The request: Nothing but the lines from the top of the data to the line holding "103, 141, 184]" should be printed, word for word and both ends included; leave the pictures out.

————

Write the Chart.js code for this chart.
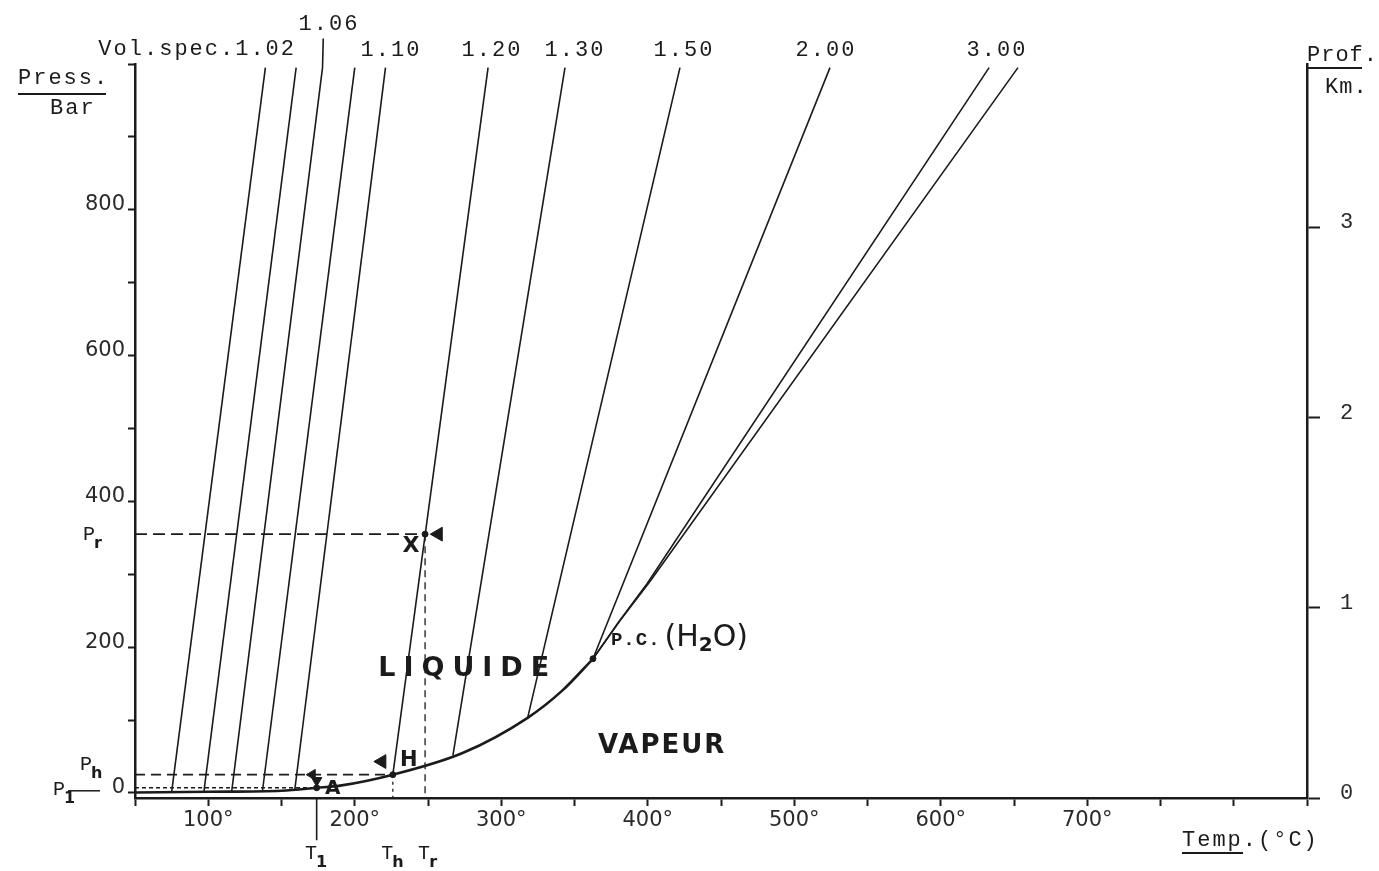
<!DOCTYPE html>
<html>
<head>
<meta charset="utf-8">
<script src="https://cdn.jsdelivr.net/npm/chart.js@4.4.1/dist/chart.umd.min.js"></script>
<style>
  html, body { margin: 0; padding: 0; background: #fff; }
</style>
</head>
<body>
<canvas id="diagram" width="1379" height="871"></canvas>
<script>
// isochores, [temp °C, press bar]
const iso102 = [[75, 1], [139, 995]]
const iso104 = [[97, 1.5], [160, 995]]
const iso106 = [[116, 2], [178, 995], [178.5, 1035]]
const iso108 = [[137, 2.6], [200, 995]]
const iso110 = [[159, 3.5], [221, 995]]
const iso120 = [[226, 25], [291, 995]]
const iso130 = [[267, 51], [343.5, 995]]
const iso150 = [[318, 103], [422, 995]]
const iso200 = [[362.6, 184], [524.4, 995]]
const iso300a = [[362.6, 184], [380, 234], [399.5, 287], [633, 995]]
const iso300b = [[362.6, 184], [381, 236], [401.5, 290], [652.7, 995]]

// courbe de saturation
const boilT = [50, 100, 150, 174, 190, 226, 274, 318, 342, 362.6]
const boilP = [0.5, 1.5, 3, 7, 10, 25, 55, 103, 141, 184]

// points remarquables
const T1 = 174, Th = 226, Tr = 248
const P1 = 7, Ph = 25, Pr = 355
const PC = [362.6, 184]

const volLabels = ['Vol.spec.1.02', '1.06', '1.10', '1.20', '1.30', '1.50', '2.00', '3.00']
const xTicks = [50, 100, 150, 200, 250, 300, 350, 400, 450, 500, 550, 600, 650, 700, 750, 800, 850]
const xTickLabels = [100, 200, 300, 400, 500, 600, 700]
const barTicks = [0, 100, 200, 300, 400, 500, 600, 700, 800, 900, 1000]
const barLabels = [0, 200, 400, 600, 800]
const kmLabels = [0, 1, 2, 3]

const ink = '#1b1b1b'
const sans = "'DejaVu Sans', sans-serif"
const mono = "'Liberation Mono', monospace"

function line(pts, width, dash, extra) {
  return Object.assign({
    data: pts.map(([x, y]) => ({ x, y })),
    showLine: true,
    borderColor: ink,
    backgroundColor: ink,
    borderWidth: width,
    borderDash: dash || [],
    pointRadius: 0
  }, extra || {})
}

const boilPts = boilT.map((t, i) => [t, boilP[i]])
const smooth = { cubicInterpolationMode: 'monotone' }

const datasets = [
  line(iso102, 1.6), line(iso104, 1.6), line(iso106, 1.6, null, { clip: false }),
  line(iso108, 1.6), line(iso110, 1.6), line(iso120, 1.6), line(iso130, 1.6),
  line(iso150, 1.6), line(iso200, 1.6), line(iso300a, 1.6), line(iso300b, 1.6),
  line(boilPts, 2.6, null, smooth),
  // constructions en tirets
  line([[50, Pr], [Tr, Pr]], 1.7, [12, 6]),
  line([[Tr, Pr], [Tr, -7]], 1.3, [7, 5]),
  line([[50, Ph], [Th, Ph]], 1.7, [10, 6]),
  line([[Th, Ph], [Th, -7]], 1.3, [3, 4]),
  line([[50, P1], [T1, P1]], 1.5, [4, 3]),
  line([[T1, -7], [T1, -65]], 1.6, null, { clip: false }),
  // points
  {
    data: [{ x: Tr, y: Pr }, { x: Th, y: Ph }, { x: T1, y: P1 }, { x: PC[0], y: PC[1] }],
    showLine: false, pointRadius: 3, backgroundColor: ink, borderColor: ink
  },
  // fleches
  {
    data: [{ x: 257, y: Pr }, { x: 218.5, y: 43 }, { x: 171, y: Ph }],
    showLine: false, pointStyle: 'triangle', rotation: -90,
    pointRadius: [8, 8, 6], backgroundColor: ink, borderColor: ink
  },
  {
    data: [{ x: T1, y: 17 }],
    showLine: false, pointStyle: 'triangle', rotation: 180,
    pointRadius: 6, backgroundColor: ink, borderColor: ink
  }
]

function txt(ctx, s, x, y, font, align, spacing) {
  ctx.font = font
  ctx.letterSpacing = spacing || '0px'
  ctx.textAlign = align || 'left'
  ctx.textBaseline = 'middle'
  ctx.fillText(s, x, y)
}

function subLabel(ctx, main, small, x, y, size, align) {
  ctx.font = size + 'px ' + mono
  ctx.letterSpacing = '0px'
  ctx.textBaseline = 'middle'
  const w = ctx.measureText(main).width
  ctx.font = 'bold ' + Math.round(size * 0.8) + 'px ' + sans
  const w2 = ctx.measureText(small).width
  let left = align === 'center' ? x - (w + w2) / 2 : x
  ctx.textAlign = 'left'
  ctx.font = size + 'px ' + mono
  ctx.fillText(main, left, y)
  ctx.font = 'bold ' + Math.round(size * 0.8) + 'px ' + sans
  ctx.fillText(small, left + w - 1, y + size * 0.45)
}

const diagramText = {
  id: 'diagramText',
  afterDraw(chart) {
    const ctx = chart.ctx
    const px = t => chart.scales.x.getPixelForValue(t)
    const py = p => chart.scales.y.getPixelForValue(p)
    ctx.save()
    ctx.fillStyle = ink
    ctx.strokeStyle = ink

    // titres des axes
    const f22 = '22px ' + mono
    txt(ctx, 'Press.', 18, 78, f22, 'left', '2px')
    txt(ctx, 'Bar', 50, 108, f22, 'left', '2px')
    txt(ctx, 'Prof.', 1307, 55, f22, 'left', '1px')
    txt(ctx, 'Km.', 1325, 87, f22, 'left', '1px')
    txt(ctx, 'Temp.(°C)', 1182, 840, f22, 'left', '2px')
    ctx.lineWidth = 2
    ctx.beginPath()
    ctx.moveTo(18, 94); ctx.lineTo(106, 94)
    ctx.moveTo(1307, 68); ctx.lineTo(1362, 68)
    ctx.moveTo(1182, 853); ctx.lineTo(1243, 853)
    ctx.stroke()

    // volumes specifiques
    const volX = [296, 329, 391, 492, 575, 684, 826, 997]
    volLabels.forEach((s, i) => {
      if (i === 0) txt(ctx, s, volX[i], 49, f22, 'right', '2px')
      else txt(ctx, s, volX[i], i === 1 ? 24 : 50, f22, 'center', '2px')
    })

    // domaines
    txt(ctx, 'LIQUIDE', px(216), py(170), 'bold 27px ' + sans, 'left', '8px')
    txt(ctx, 'VAPEUR', px(366), py(64), 'bold 26px ' + sans, 'left', '2px')

    // lettres des points
    txt(ctx, 'X', px(Tr) - 14, py(Pr) + 12, 'bold 22px ' + sans, 'center')
    txt(ctx, 'H', px(Th) + 16, py(Ph) - 14, 'bold 21px ' + sans, 'center')
    txt(ctx, 'A', px(T1) + 16, py(P1) + 1, 'bold 20px ' + sans, 'center')

    // point critique
    let x0 = px(PC[0]) + 18, y0 = py(PC[1]) - 21
    txt(ctx, 'P.C.', x0, y0 + 2, 'bold 19px ' + mono, 'left', '1px')
    x0 += ctx.measureText('P.C.').width + 4
    txt(ctx, '(H', x0, y0, '30px ' + sans, 'left')
    x0 += ctx.measureText('(H').width
    txt(ctx, '2', x0, y0 + 8, 'bold 20px ' + sans, 'left')
    x0 += ctx.measureText('2').width
    txt(ctx, 'O)', x0, y0, '30px ' + sans, 'left')

    // etiquettes P et T
    subLabel(ctx, 'P', 'r', 83, py(Pr) + 1, 20)
    subLabel(ctx, 'P', 'h', 80, py(Ph) - 10, 20)
    subLabel(ctx, 'P', '1', 53, py(P1) + 2, 20)
    ctx.lineWidth = 1.5
    ctx.beginPath()
    ctx.moveTo(68, py(P1) + 3); ctx.lineTo(100, py(P1) + 3)
    ctx.stroke()
    subLabel(ctx, 'T', '1', px(T1), 854, 20, 'center')
    subLabel(ctx, 'T', 'h', px(Th), 854, 20, 'center')
    subLabel(ctx, 'T', 'r', px(Tr) + 3, 854, 20, 'center')
    ctx.restore()
  }
}

const tickFont = { family: "'DejaVu Sans', sans-serif", size: 21 }
const axisBorder = { color: ink, width: 2.5 }
const setTicks = vals => s => { s.ticks = vals.map(v => ({ value: v })) }

new Chart(document.getElementById('diagram'), {
  type: 'scatter',
  data: { datasets: datasets },
  plugins: [diagramText],
  options: {
    responsive: false,
    animation: false,
    events: [],
    layout: { padding: { top: 64, left: 0, right: 0, bottom: 0 } },
    plugins: {
      legend: { display: false },
      tooltip: { enabled: false }
    },
    scales: {
      x: {
        type: 'linear', min: 50, max: 850, position: 'bottom',
        afterFit: s => { s.height = 73 },
        afterBuildTicks: setTicks(xTicks),
        border: axisBorder,
        grid: { drawOnChartArea: false, tickLength: 8, tickWidth: 2, color: ink },
        ticks: {
          autoSkip: false, maxRotation: 0, padding: 2,
          color: '#2a2a2a', font: tickFont,
          callback: v => xTickLabels.includes(v) ? v + '°' : ''
        }
      },
      y: {
        type: 'linear', min: -7, max: 1000, position: 'left',
        afterFit: s => { s.width = 135 },
        afterBuildTicks: setTicks(barTicks),
        border: axisBorder,
        grid: { drawOnChartArea: false, tickLength: 7, tickWidth: 2, color: ink },
        ticks: {
          autoSkip: false, padding: 3, labelOffset: -5,
          color: '#2a2a2a', font: tickFont,
          callback: v => barLabels.includes(v) ? v : ''
        }
      },
      km: {
        type: 'linear', min: 0, max: 3.86, position: 'right',
        afterFit: s => { s.width = 72 },
        afterBuildTicks: setTicks(kmLabels),
        border: axisBorder,
        grid: { drawOnChartArea: false, tickLength: 13, tickWidth: 2, color: ink },
        ticks: {
          autoSkip: false, padding: 20, labelOffset: -5,
          color: '#2a2a2a', font: { family: "'Liberation Mono', monospace", size: 22 },
          callback: v => kmLabels.includes(v) ? v : ''
        }
      }
    }
  }
})
</script>
</body>
</html>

————

Correct response:
Write the Chart.js code for this chart.
<!DOCTYPE html>
<html>
<head>
<meta charset="utf-8">
<script src="https://cdn.jsdelivr.net/npm/chart.js@4.4.1/dist/chart.umd.min.js"></script>
<style>
  html, body { margin: 0; padding: 0; background: #fff; }
</style>
</head>
<body>
<canvas id="diagram" width="1379" height="871"></canvas>
<script>
// isochores, [temp °C, press bar]
const iso102 = [[75, 1], [139, 995]]
const iso104 = [[97, 1.5], [160, 995]]
const iso106 = [[116, 2], [178, 995], [178.5, 1035]]
const iso108 = [[137, 2.6], [200, 995]]
const iso110 = [[159, 3.5], [221, 995]]
const iso120 = [[226, 25], [291, 995]]
const iso130 = [[267, 51], [343.5, 995]]
const iso150 = [[318, 103], [422, 995]]
const iso200 = [[362.6, 184], [524.4, 995]]
const iso300a = [[362.6, 184], [380, 234], [399.5, 287], [633, 995]]
const iso300b = [[362.6, 184], [381, 236], [401.5, 290], [652.7, 995]]

// courbe de saturation
const boilT = [50, 100, 150, 174, 190, 226, 274, 318, 342, 362.6]
const boilP = [0.5, 1.5, 3, 7, 10, 25, 55, 103, 141, 184]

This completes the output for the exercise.